Who is “Twitler”? I am so sick of that petty garbage I want to vomit. Stop. You want to bandy such stupidity around, find your own website. But not here.
It seems to be a fool’s errand to look for logic, clarity, and consistency in Trump’s legal arguments when his main goal is to muddy the waters, gum up the works, and basically waste time while hoping the mid-term elections grant him a deus ex machina escape from his current predicament. Nevertheless, I don’t see how he can cast doubt on the classified nature of the documents he stole. Wasn’t he the President when they were classified? Weren’t they classified on his watch? And if he either will not or–more likely–cannot present legitimate evidence that he de-classified the documents, then they’re still classified.
I think as a matter of law there is no question these are classified documents and are identified as such. They are also NDI for Espionage Act purposes (which doesn’t require classification as an element). There is the nuclear information subject to NRC control and not just POTUS. So, that’s not going to work unless Individual-1 can show the records of declassification and the notices to the originating agencies regarding the dropped protections. They have actions they need to take as a consequence of declassification on any document.
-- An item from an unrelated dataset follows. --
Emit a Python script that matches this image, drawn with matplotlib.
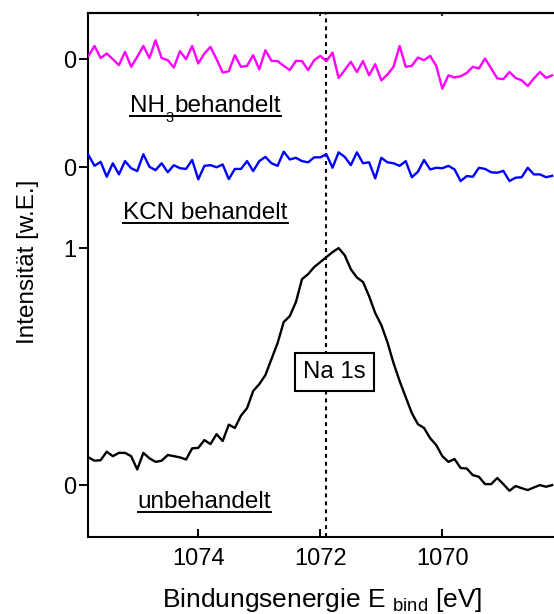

Recall how Individual-1 viewed his powers, i.e. the infamous Article II claim that ‘I can do anything I want’ which means he may think these are declassified because he said so, and his minions would not dare to discourage him. That concept would also apply to taking the documents out of the controlled environment to his estates. Contradicting that idea is Hershmann’s unambiguous (and probably the Two Pats as well) reminder that when it comes to classified docs TFG couldn’t do whatever he wanted. I don’t recall Eric H or the Two Pats signing off on any of these document movements. I would expect that TFG went with the people who told him ‘Yes’.
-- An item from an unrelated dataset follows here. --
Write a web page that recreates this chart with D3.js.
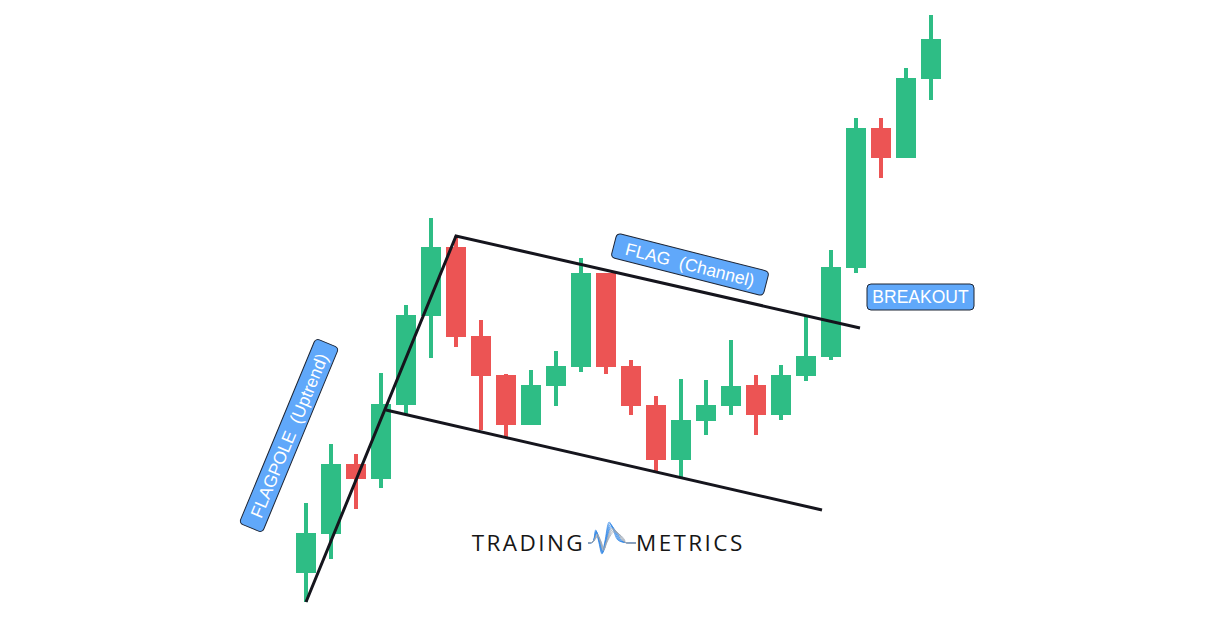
<!DOCTYPE html>
<html>
<head>
<meta charset="utf-8">
<script src="https://cdn.jsdelivr.net/npm/d3@7"></script>
<style>
  html, body { margin: 0; padding: 0; background: #ffffff; }
  svg { display: block; }
</style>
</head>
<body>
<svg id="chart" width="1217" height="619"></svg>
<script>
// ---- data ----
const categories = d3.range(1, 27);
const opens  = [47, 86, 156, 141, 215, 304, 373, 284, 245, 195, 234, 253, 347, 254, 215, 160, 199, 214, 235, 205, 244, 263, 352, 492, 462, 541];
const closes = [87, 156, 141, 216, 305, 373, 283, 244, 195, 235, 254, 347, 253, 214, 160, 200, 215, 234, 205, 245, 264, 353, 492, 462, 542, 581];
const highs  = [117, 176, 166, 247, 315, 402, 384, 300, 246, 250, 269, 362, 347, 260, 224, 241, 240, 280, 245, 255, 304, 370, 502, 502, 552, 605];
const lows   = [18, 61, 111, 132, 206, 262, 273, 190, 182, 195, 214, 248, 246, 205, 149, 142, 185, 205, 185, 200, 239, 260, 347, 442, 462, 520];

// trend lines, in (candle index, price)
const flagpoleLine = [[0, 18], [6, 384]];
const upperFlagLine = [[6, 384], [22.16, 292]];
const lowerFlagLine = [[3.2, 210], [20.64, 110]];

const labels = ["FLAGPOLE\u00a0\u00a0(Uptrend)", "FLAG\u00a0\u00a0(Channel)", "BREAKOUT"];
const logoWords = ["TRADING", "METRICS"];

// ---- scales ----
const svg = d3.select("#chart");
const x = d3.scaleLinear().domain([0, 25]).range([306, 931]);
const y = d3.scaleLinear().domain([0, 620]).range([620, 0]);
const bodyW = 20, wickW = 4;
const GREEN = "#2ebd85", RED = "#ec5454";

const candles = categories.map((c, i) => ({
  c, o: opens[i], cl: closes[i], h: highs[i], l: lows[i]
}));

const g = svg.append("g");
const cg = g.selectAll("g.candle").data(candles).join("g").attr("class", "candle")
  .attr("fill", d => d.cl >= d.o ? GREEN : RED);
cg.append("rect")
  .attr("x", (d, i) => x(i) - wickW / 2)
  .attr("width", wickW)
  .attr("y", d => y(d.h))
  .attr("height", d => y(d.l) - y(d.h));
cg.append("rect")
  .attr("x", (d, i) => x(i) - bodyW / 2)
  .attr("width", bodyW)
  .attr("y", d => y(Math.max(d.o, d.cl)))
  .attr("height", d => Math.max(1, Math.abs(y(d.o) - y(d.cl))));

// ---- trend lines ----
const line = d3.line().x(d => x(d[0])).y(d => y(d[1]));
g.append("path")
  .attr("d", line([flagpoleLine[0], flagpoleLine[1], upperFlagLine[1]]))
  .attr("fill", "none").attr("stroke", "#15151d").attr("stroke-width", 3)
  .attr("stroke-linejoin", "miter");
g.append("path")
  .attr("d", line(lowerFlagLine))
  .attr("fill", "none").attr("stroke", "#15151d").attr("stroke-width", 3);

// ---- labels ----
function label(text, cx, cy, w, h, angle, fs) {
  const lg = svg.append("g").attr("transform", `translate(${cx},${cy}) rotate(${angle})`);
  lg.append("rect").attr("x", -w / 2).attr("y", -h / 2).attr("width", w).attr("height", h)
    .attr("rx", 4).attr("fill", "#60a8fa").attr("stroke", "#1d2433").attr("stroke-width", 1);
  lg.append("text").text(text).attr("text-anchor", "middle").attr("dy", "0.36em")
    .attr("fill", "#ffffff").attr("font-family", "Liberation Sans, Arial, sans-serif")
    .attr("font-size", fs);
}
label(labels[0], 289, 435.5, 200, 25, -67.5, 17.5);
label(labels[1], 690, 264.5, 157, 25, 14.2, 17.5);
label(labels[2], 920.5, 297, 107, 26, 0, 17.5);

// ---- logo ----
const logo = svg.append("g");
logo.append("text").text(logoWords[0]).attr("x", 585).attr("y", 551).attr("text-anchor", "end")
  .attr("font-family", "Open Sans, sans-serif").attr("font-size", 22.5).attr("letter-spacing", 2.4)
  .attr("fill", "#161616");
logo.append("text").text(logoWords[1]).attr("x", 636).attr("y", 551)
  .attr("font-family", "Open Sans, sans-serif").attr("font-size", 22.5).attr("letter-spacing", 2.4)
  .attr("fill", "#161616");
// wave icon
const waveX = d3.scaleLinear().domain([0, 1]).range([588, 636]);
const wave = d3.line().curve(d3.curveCatmullRom).x(d => waveX(d[0])).y(d => d[1]);
for (let k = 0; k < 9; k++) {
  const s = 1 - k * 0.06;
  const dx = k * 0.006;
  const pts = [[0, 543], [0.1, 542], [0.16 + dx, 543 - 13 * s], [0.22 + dx, 541], [0.29 + dx, 543 + 11 * s],
               [0.35 + dx, 542], [0.44 + dx * 2, 543 - 21 * s], [0.52 + dx * 3, 541 - 12 * s], [0.62 + dx * 3, 540], [0.78, 542.5], [1, 543]];
  logo.append("path").attr("d", wave(pts)).attr("fill", "none")
    .attr("stroke", k < 5 ? "#2f86e6" : "#9aa6b4").attr("stroke-width", 0.8).attr("opacity", 0.9);
}
</script>
</body>
</html>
Thank you Dr. Marcy. I appreciate your expertise which helps me to understand the legal material with ease.
After reading your material, I was listening to NPR, Terry Gross interviewing Geoffrey Berman . I realize this is off topic, however very interesting about the SDNY.
https://www.npr.org/podcasts/381444908/fresh-air
SEPTEMBER 20, 2022
How Trump’s DOJ Pressured The SDNY To Aid The White House
Geoffrey Berman served as U.S. Attorney in the Southern District of New York. In his memoir, Holding the Line, he describes how the Dept. of Justice demanded he use his office to aid the Trump administration. “The Department of Justice has to remain independent of politics,” Berman says. “It’s supposed to be unbiased. And what happened was President Trump treated the Department of Justice like his own personal law firm, and he put people in charge there who did his bidding.”
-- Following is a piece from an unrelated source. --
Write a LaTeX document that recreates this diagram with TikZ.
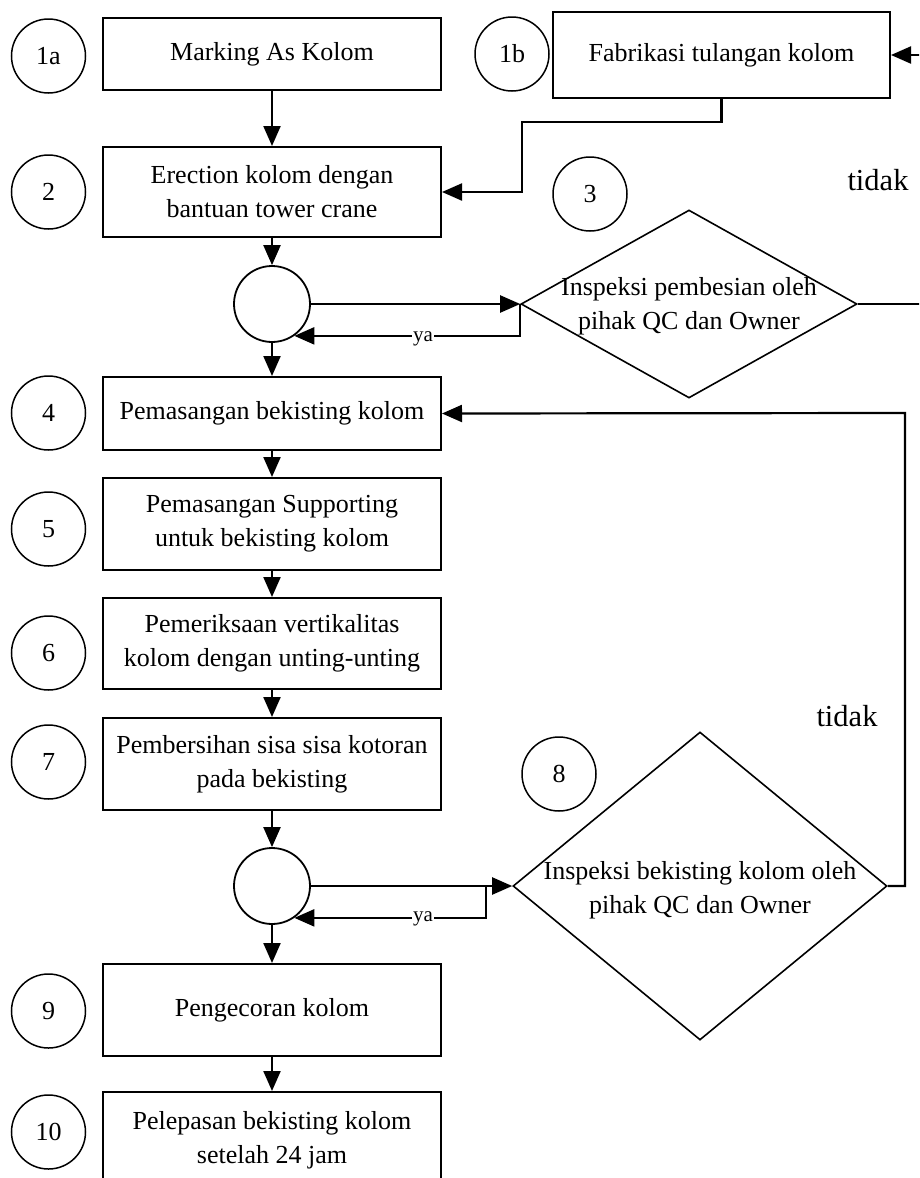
\documentclass[tikz,border=0pt]{standalone}
\usepackage{fontspec}
\setmainfont{Liberation Serif}
\usetikzlibrary{shapes.geometric,arrows.meta}
\begin{document}
\begin{tikzpicture}[x=1pt,y=-1pt,
  box/.style={draw,line width=2pt,minimum width=338pt,inner sep=0pt,align=center,font=\fontsize{26}{34}\selectfont},
  num/.style={draw,circle,line width=1.5pt,minimum size=74pt,inner sep=0pt,font=\fontsize{26}{30}\selectfont},
  junc/.style={draw,circle,line width=1.8pt,minimum size=76pt,inner sep=0pt},
  dec/.style={draw,diamond,line width=1.6pt,inner sep=0pt},
  dectext/.style={align=center,inner sep=0pt,font=\fontsize{26}{34}\selectfont},
  arr/.style={line width=2.2pt,-{Triangle[length=20pt,width=17pt]}},
  yalbl/.style={fill=white,inner sep=1pt,font=\fontsize{21}{22}\selectfont},
  nolbl/.style={inner sep=0pt,font=\fontsize{30.5}{34}\selectfont}]
\useasboundingbox (0,0) rectangle (919,1178);
\clip (0,0) rectangle (919,1178);

% boxes
\node[box,minimum height=72pt] (b1a) at (272,54) {Marking As Kolom};
\node[box,minimum width=337pt,minimum height=86pt] (b1b) at (721.5,55) {Fabrikasi tulangan kolom};
\node[box,minimum height=90pt] (b2) at (272,192) {Erection kolom dengan\\bantuan tower crane};
\node[box,minimum height=73pt] (b4) at (272,413.5) {Pemasangan bekisting kolom};
\node[box,minimum height=92pt] (b5) at (272,524) {Pemasangan Supporting\\untuk bekisting kolom};
\node[box,minimum height=91pt] (b6) at (272,643.5) {Pemeriksaan vertikalitas\\kolom dengan unting-unting};
\node[box,minimum height=92pt] (b7) at (272,764) {Pembersihan sisa sisa kotoran\\pada bekisting};
\node[box,minimum height=92pt] (b9) at (272,1010) {Pengecoran kolom};
\node[box,minimum height=96pt] (b10) at (272,1140) {Pelepasan bekisting kolom\\setelah 24 jam};

% number circles
\node[num] (c1a) at (48.5,56) {1a};
\node[num] (c1b) at (512,54) {1b};
\node[num] (c2) at (48.5,192) {2};
\node[num] (c3) at (590,194) {3};
\node[num] (c4) at (48.5,413) {4};
\node[num] (c5) at (48.5,529) {5};
\node[num] (c6) at (48.5,653) {6};
\node[num] (c7) at (48.5,762) {7};
\node[num] (c8) at (559,774) {8};
\node[num] (c9) at (48.5,1011) {9};
\node[num] (c10) at (48.5,1132) {10};

% junctions
\node[junc] (j1) at (272,304) {};
\node[junc] (j2) at (272,886) {};

% decisions
\node[dec,minimum width=336pt,minimum height=188pt] (d3) at (689,304) {};
\node[dectext] (t3) at (689,306) {Inspeksi pembesian oleh\\pihak QC dan Owner};
\node[dec,minimum width=374pt,minimum height=308pt] (d8) at (700,886) {};
\node[dectext] (t8) at (700,890) {Inspeksi bekisting kolom oleh\\pihak QC dan Owner};

% labels
\node[nolbl] (no1) at (878,180) {tidak};
\node[nolbl] (no2) at (847,716) {tidak};

% helper coordinates
\coordinate (k1) at (522,122);
\coordinate (r2) at (935,55);
\coordinate (r3) at (905,413);
\coordinate (k3) at (486,886);

% connectors
\draw[arr] (b1a.south) -- (b2.north);
\draw[arr] (b1b.south) |- (k1) |- (b2.east);
\draw[arr] (d3.east) -| (r2) -- (b1b.east);
\draw[arr] (b2.south) -- (j1.north);
\draw[arr] (j1.east) -- (d3.west);
\draw[arr] (d3.west) |- (j1.-55);
\node[yalbl] (ya1) at (423,339) {ya};
\draw[arr] (j1.south) -- (b4.north);
\draw[arr] (d8.east) -| (r3) -- (b4.east);
\draw[arr] (b4.south) -- (b5.north);
\draw[arr] (b5.south) -- (b6.north);
\draw[arr] (b6.south) -- (b7.north);
\draw[arr] (b7.south) -- (j2.north);
\draw[arr] (j2.east) -- (d8.west);
\draw[arr] (k3) |- (j2.-55);
\node[yalbl] (ya2) at (423,919) {ya};
\draw[arr] (j2.south) -- (b9.north);
\draw[arr] (b9.south) -- (b10.north);
\end{tikzpicture}
\end{document}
It’s part of the ‘there’s an Article II and I can do what I want’ mindset combined with the need to bury evidence. So, of course Individual-1 did and he ran off uncooperative AGs until he got Barr.
Now it’s being reported by CNN that DOJ has won its stay of Judge Cannon’s order from the 11th Circuit Court of Appeals.
Source?
https:BREAK//talkingpointsmemo.com/edblog/circuit-court-gives-feds-partial-stay-of-judge-cannon-order
(Link BROKEN as I don’t know TPM)
“Reported by CNN.” I ETA that a couple of minutes after I first posted it. You may have seen the post pre-edit.